Alors en poste à Francfort en 1981, Jean Fuchs apprend que le Luxembourg connaît un fort besoin en personnel dans le secteur bancaire. Il franchit la Moselle – bien moins hasardeux que le Rubicon – et intègre Paribas Luxembourg. Pendant 14 ans, il connaîtra de multiples postes et différentes responsabilités, avant d’occuper le siège de directeur général chez ATAG Gestion de Fortune.
Poussé par un besoin d’autonomie et une vision plus «libre» de son métier, il fonde en 2000 sa propre structure, Fuchs & Associés Finance, spécialisée en gestion de fortune et global family office.
L’entreprise croît, dans un souci d’éthique et de morale véhiculé par un objectif de satisfaction des clients, lui-même favorisé par une indépendance à même de proposer les meilleurs services et investissements du marché et du moment.
Chercher les clients ailleurs
Lorsque les remous financiers se font sentir et qu’une majorité hurle avec les loups, Jean Fuchs émet une voix dissonante. «La crise est un mot que je n’aime pas, d’autant plus que dans notre métier, il n’y a pas eu de grave crise.» S’il reconnaît néanmoins que les résultats de la société ont connu une baisse sensible, il avance que la période a permis de réorienter ses activités et d’embaucher une dizaine de personnes «qui, en temps normal, n’auraient pas bougé. Il est bon qu’il y ait une crise de temps en temps, afin de modifier les habitudes et de créer des opportunités». Dans le private banking, le Luxembourg connaît un temps de retard sur des places concurrentes telles Genève, Zurich ou Londres. «En termes de volumes, le Luxembourg restera vraisemblablement en retrait quelques années encore, car attirer une clientèle haut de gamme et sophistiquée ne se fait pas en deux ou trois ans», reconnaît-il.
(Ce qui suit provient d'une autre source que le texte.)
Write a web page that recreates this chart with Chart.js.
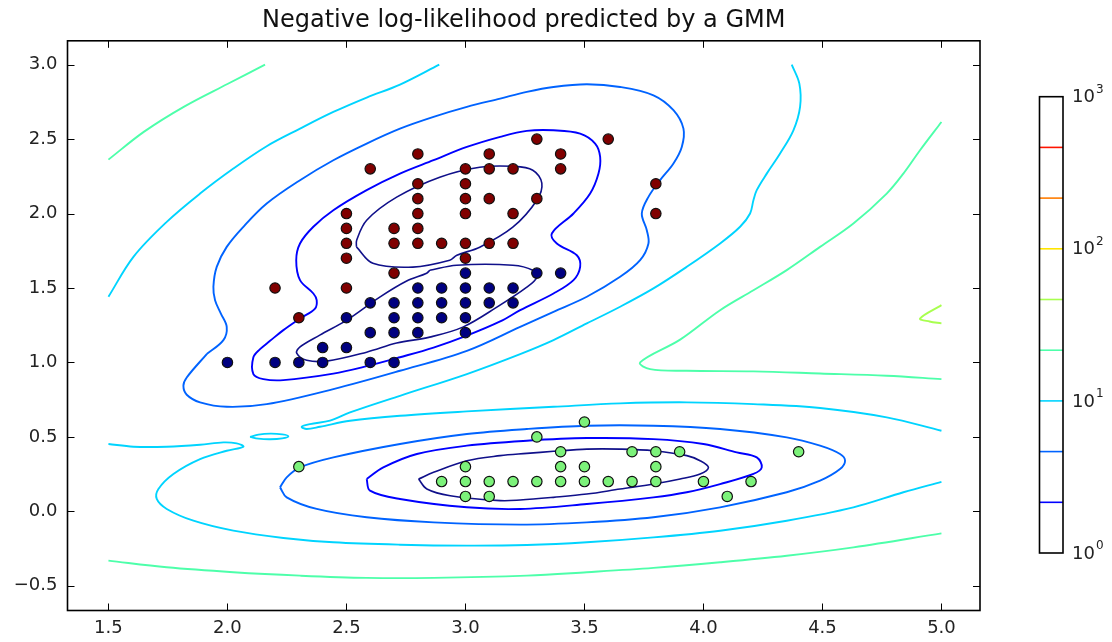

Cet aspect, négatif de prime abord, peut s’avérer positif, car il offre l’opportunité de créer des filiales ailleurs et d’aller chercher des réservoirs de clients potentiels dans d’autres contrées.
Et pour leur offrir une qualité de services revalorisée, «il faut trouver du personnel de très haut niveau. En se diversifiant et en recrutant judicieusement, on ouvre des portes sur le monde». Il le faut d’autant plus que les contraintes réglementaires et administratives, aux niveaux national et européen, sont des freins au développement du secteur. «Ces aspects réglementaires me semblent exagérés et coûteux. Ils sont mis en place au détriment de la flexibilité, de l’inventivité et de l’innovation», déplore Jean Fuchs. Pour contrer cette inertie, l’administrateur délégué de Fuchs & Associés Finance considère que la mentalité des professionnels des banques est à changer. «Il faut sortir de la logique de gens formatés sortant des mêmes écoles, avec les mêmes idées et les mêmes règles.»
Dans ce bouillon d’immobilisme, Jean Fuchs admet que le ministre des Finances Luc Frieden «a la volonté de faire bouger les choses et la position pour le faire». Est-ce à travers lui que viendra le déclic tant attendu?